One surprising thing I've learned is how differently people express politeness and trust with speech technology depending on their culture. For example, in countries like Japan or India, users often speak more formally or even use polite phrases with virtual assistants—almost as if they're speaking to a human. In contrast, users in the U.S. or parts of Europe tend to speak more directly and casually, focusing on efficiency over formality. At Estorytellers, when we tested AI tools for voice-driven content creation and customer support scripts, we had to tailor prompts and responses based on regional expectations. A one-size-fits-all tone didn't work. We now localize both tone and pacing for different audiences. For instance, using slower, warmer delivery for regions where formality is valued, and concise, action-driven responses for fast-paced cultures. So, understanding these nuances has helped us build more relatable and respectful voice experiences.

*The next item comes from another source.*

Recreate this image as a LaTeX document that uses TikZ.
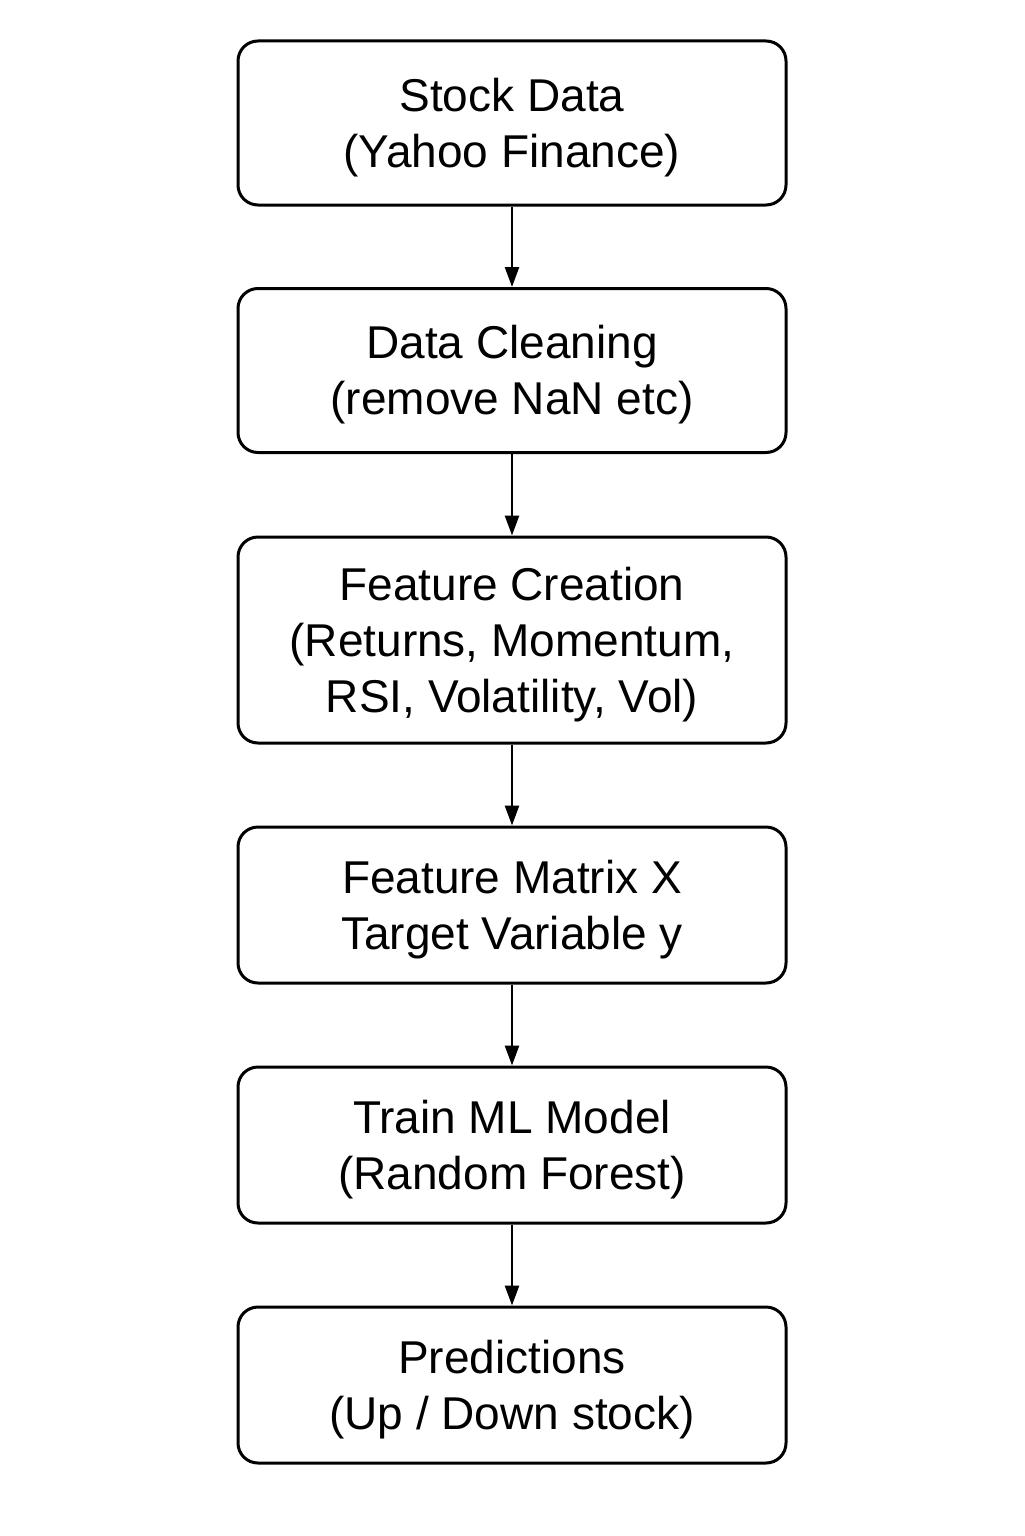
\documentclass[tikz,border=0pt]{standalone}
\usepackage{fontspec}
\setmainfont{Liberation Sans}
\usetikzlibrary{arrows.meta}

\begin{document}
\begin{tikzpicture}
    [x=0.5pt, y=-0.5pt,
     stage/.style={draw, rectangle, rounded corners=10pt, line width=1.5pt,
       minimum width=274pt, align=center, inner ysep=0pt,
       font=\fontsize{23}{28}\selectfont},
     flow/.style={line width=1.3pt, -{Triangle[length=10pt, width=7pt]}}]
    \useasboundingbox (0, 0) rectangle (1024, 1536);
    \node[stage, minimum height=82pt] (data) at (512, 123) {\rule{0pt}{21pt}Stock Data\\(Yahoo Finance)};
    \node[stage, minimum height=82pt] (clean) at (512, 370.5) {\rule{0pt}{21pt}Data Cleaning\\(remove NaN etc)};
    \node[stage, minimum height=103pt] (feat) at (512, 640) {\rule{0pt}{21pt}Feature Creation\\(Returns, Momentum,\\RSI, Volatility, Vol)};
    \node[stage, minimum height=78pt] (matrix) at (512, 905) {\rule{0pt}{21pt}Feature Matrix X\\Target Variable y};
    \node[stage, minimum height=78pt] (train) at (512, 1145) {\rule{0pt}{21pt}Train ML Model\\(Random Forest)};
    \node[stage, minimum height=78pt] (pred) at (512, 1385) {\rule{0pt}{21pt}Predictions\\(Up / Down stock)};
    \draw[flow] (data) -- (clean);
    \draw[flow] (clean) -- (feat);
    \draw[flow] (feat) -- (matrix);
    \draw[flow] (matrix) -- (train);
    \draw[flow] (train) -- (pred);
  \end{tikzpicture}
\end{document}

One surprising cultural difference I've observed in how people interact with speech technology is the level of trust they place in the technology itself. In some cultures, particularly in more tech-savvy or innovation-driven environments, people are very comfortable giving voice assistants direct commands and relying on them for everything from navigation to decision-making. In contrast, in more conservative or privacy-focused cultures, there's a greater reluctance to use speech technology for sensitive tasks, like banking or personal inquiries. I account for these differences by adjusting the language and functionality based on cultural preferences, offering more customizable settings where users can opt for a more formal or less intrusive interaction. This approach helps bridge the gap between varying comfort levels and ensures a smoother user experience across diverse markets.

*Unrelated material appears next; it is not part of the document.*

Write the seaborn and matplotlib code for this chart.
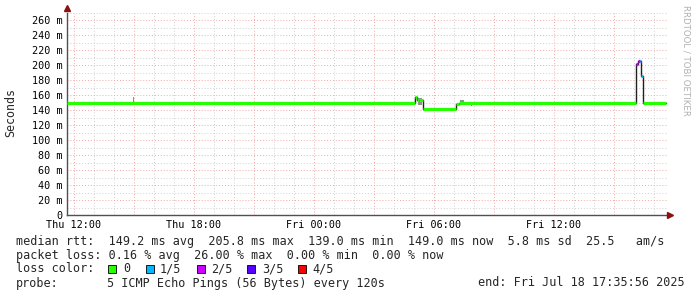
import numpy as np
import pandas as pd
import matplotlib
matplotlib.use("Agg")
import matplotlib.pyplot as plt
from matplotlib.patches import Rectangle
import seaborn as sns

# ---------------- data (hours since Thu 12:00, ms) ----------------
t_start = [-0.35, 17.05, 17.15, 17.25, 17.45, 19.10, 19.25, 28.10, 28.20, 28.30, 28.35, 28.45]
t_end = 29.6
median_ms = [149, 157, 154, 153, 141, 148, 149, 202, 205, 206, 185, 149]
loss_cls = [0, 0, 0, 0, 0, 0, 0, 2, 2, 1, 1, 0]

smoke_t0 = [2.95, 17.20, 19.30, 19.85]
smoke_t1 = [3.02, 17.40, 19.50, 19.90]
smoke_lo = [149, 147, 150, 146]
smoke_hi = [157, 156, 153, 149]

loss_labels = ["0", "1/5", "2/5", "3/5", "4/5"]
loss_colors = ["#26ff00", "#00b8ff", "#cc00ff", "#5500ff", "#ff0000"]

xtick_hours = [0, 6, 12, 18, 24]
xtick_labels = ["Thu 12:00", "Thu 18:00", "Fri 00:00", "Fri 06:00", "Fri 12:00"]
ytick_vals = list(range(0, 261, 20))

stats_lines = [
    "median rtt:  149.2 ms avg  205.8 ms max  139.0 ms min  149.0 ms now  5.8 ms sd  25.5   am/s",
    "packet loss: 0.16 % avg  26.00 % max  0.00 % min  0.00 % now",
]

# ---------------- figure ----------------
sns.set_theme(style="white")
plt.rcParams["font.family"] = ["DejaVu Sans Mono", "DejaVu Sans"]

W, H = 697, 297
fig = plt.figure(figsize=(W / 100, H / 100), dpi=100)
fig.patch.set_facecolor("white")

x0, x1 = 67, 668
ybot, ytop = 215, 12.5
ax = fig.add_axes([x0 / W, (H - ybot) / H, (x1 - x0) / W, (ybot - ytop) / H])
ax.set_facecolor("white")
ax.set_xlim(-0.35, -0.35 + (x1 - x0) / 20)
ax.set_ylim(0, 270)

# grids
minor_col = "#d0d0d0"
major_col = "#f2a8a8"
dot = (0, (1, 2))
for h in np.arange(0, 30, 1):
    if h % 3 != 0:
        ax.axvline(h, color=minor_col, lw=0.7, ls=dot, zorder=0)
for h in np.arange(0, 30, 3):
    ax.axvline(h, color=major_col, lw=0.7, ls=dot, zorder=0)
for v in range(10, 271, 20):
    ax.axhline(v, color=minor_col, lw=0.7, ls=dot, zorder=0)
for v in range(20, 261, 20):
    ax.axhline(v, color=major_col, lw=0.7, ls=dot, zorder=0)

# smoke
for a, b, lo, hi in zip(smoke_t0, smoke_t1, smoke_lo, smoke_hi):
    ax.fill_between([a, b], [lo, lo], [hi, hi], color="#909090", lw=0, zorder=1)

# median step line (black connectors)
df = pd.DataFrame({"t": t_start + [t_end], "ms": median_ms + [median_ms[-1]]})
sns.lineplot(data=df, x="t", y="ms", ax=ax, color="#202020", lw=1.0,
             drawstyle="steps-post", estimator=None, zorder=2)

# coloured median segments
t_next = t_start[1:] + [t_end]
ax.hlines(median_ms, t_start, t_next,
          colors=[loss_colors[c] for c in loss_cls], lw=2.3, zorder=3)

# axes styling
for s in ["top", "right"]:
    ax.spines[s].set_visible(False)
for s in ["left", "bottom"]:
    ax.spines[s].set_color("#505050")
    ax.spines[s].set_linewidth(1.0)
ax.set_xticks(xtick_hours)
ax.set_xticklabels(xtick_labels)
ax.set_yticks(ytick_vals)
ax.set_yticklabels(["0"] + [f"{v} m" for v in ytick_vals[1:]])
ax.tick_params(axis="both", labelsize=7.3, colors="#505050", labelcolor="black",
               length=3, width=0.8, direction="inout", pad=2)
ax.set_xlabel("")
ax.set_ylabel("")
ax.grid(False)

# arrows
ax.plot([-0.35], [276], marker="^", color="#8b1010", ms=4, clip_on=False, zorder=5)
ax.plot([(670 - 74) / 20], [0], marker=">", color="#8b1010", ms=4, clip_on=False, zorder=5)

# y label
fig.text(11 / W, 1 - 113 / H, "Seconds", rotation=90, va="center", ha="center",
         fontsize=8.4, family="DejaVu Sans Mono")

# watermark
fig.text(686 / W, 1 - 5 / H, "RRDTOOL / TOBI OETIKER", rotation=270, va="top", ha="center",
         fontsize=6.2, color="#b0b0b0", family="DejaVu Sans")

# legend text
fs = 8.5
def ftext(x, y, s, **kw):
    fig.text(x / W, 1 - y / H, s, va="center", ha="left", fontsize=fs,
             family="DejaVu Sans Mono", **kw)

ftext(16, 242, stats_lines[0])
ftext(16, 255, stats_lines[1])
ftext(16, 269, "loss color:")
sq_x = [108, 146, 197, 247, 298]
tx_x = [123, 160, 211, 262, 312]
for sx, tx, lab, col in zip(sq_x, tx_x, loss_labels, loss_colors):
    fig.patches.append(Rectangle((sx / W, 1 - 272.5 / H), 8 / W, 8 / H,
                                 transform=fig.transFigure, facecolor=col,
                                 edgecolor="black", lw=0.6))
    ftext(tx, 269, lab)
ftext(16, 283, "probe:")
ftext(107, 283, "5 ICMP Echo Pings (56 Bytes) every 120s")
ftext(478, 283, "end: Fri Jul 18 17:35:56 2025")

fig.savefig("out.png", dpi=100, facecolor="white")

One of the surprises I've learned about cultural differences in speech technology is how much formality, tone and trust varies across regions and languages. For example in some East Asian cultures users are more formal and polite when talking to voice assistants, using full sentences and honorifics. In contrast users in North America or Europe treat speech tech more like a tool — using short direct commands like "Play music" or "What's the weather?" What really stood out to me was cultural norms around hierarchy and communication style dictate how people talk to machines. In some cultures there's more hesitation to use voice tech in public spaces due to privacy concerns or social etiquette. In others users are more comfortable being vocal and assertive with digital assistants, even anthropomorphizing them. To account for these differences I focus on localization beyond language — adapting tone, default responses and interaction flow to the cultural expectations of the target audience. We also test with native speakers in different regions and build in flexibility so users can speak naturally in a way that feels comfortable to them. The takeaway? Speech tech isn't one size fits all. To make it user friendly you have to respect and reflect the cultural context it lives in.